Le droit de protéger l’industrie locale en cas de pratiques déloyales ou loyales à l’importation repose principalement sur la loi sur les sauvegardes du 18/12/1998 et la loi du 13 février 1999 sur la défense contre les pratiques déloyales à l’importation (voir sur ces deux lois notre thèse de doctorat sur les mesures de défense commerciale à l’importation en droit tunisien, Université de Sfax, faculté de droit, 2005). En revanche, la protection des intérêts des entreprises exportatrices repose sur le mémorandum d’accords sur le règlement des différends de l’OMC qui reconnait un droit de recours exercé exclusivement par les Etats.
Cette affaire démontre l'inanité de l’argument tiré de l’incapacité de la Tunisie de défendre les droits des entreprises tunisiennes sur le marché international. Il est vrai que ce différend est contre le Maroc (lui aussi pays en développement), mais cela ne préjuge en rien l’aptitude de la Tunisie de défendre les intérêts de ses entreprises, même contre l’UE, dont nos importations varient entre 53 et 57 % ; d’ailleurs, l’accord d’association et le projet ALECA reconnaissent des mécanismes de défense commerciale. Même s’il est peu probable d’aller jusqu’à la saisine de l’OMC, le mécanisme système de règlement des différends prévus par ces accords permet de chercher une solution à l’amiable en engageant des négociations.
Les perspectives de s’ouvrir sur le marché africain ne sera pas sans aléas ; d’où l’usage de l’arme contentieuse reste envisageable, voire inéluctable, pour défendre les exportations tunisiennes.
Nos entreprises rencontrent sur les marchés internationaux plusieurs types de mesures, droits et politiques incompatibles avec le droit de l’OMC, mais plusieurs ignorent qu’elles ont la possibilité d’agir, à travers l’Etat bien évidemment, pour défendre leurs droits ; d’autres, préfèrent ne pas agir faute de moyens et d’expertises. Il revient aux organismes syndicaux (UTICA, CONNECT) de veiller à former leurs adhérents en matière de défense commerciale et de les accompagner en mettant à leurs dispositions l’expertise nécessaire.

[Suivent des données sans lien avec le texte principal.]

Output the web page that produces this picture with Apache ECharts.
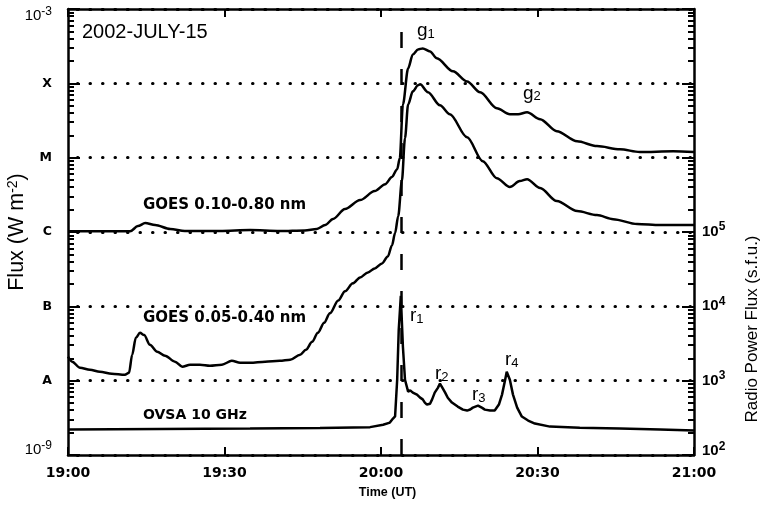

Soutenir les exportations, ne doit se résumer en des mesures incitatives de type fiscal, social et douanier qui, bien qu’elles soient indispensables, risque d’être inefficace, voire une perte à gagner pour le trésor, en absence d’un appui légal consistant à défendre les intérêts des entreprises devant l’Organe de Règlement des Différends de l’OMC, lorsqu’elles sont victimes de mesures discriminatoires et injustes. Sans cela, l’exportation ne peut être un véritable moteur de croissance.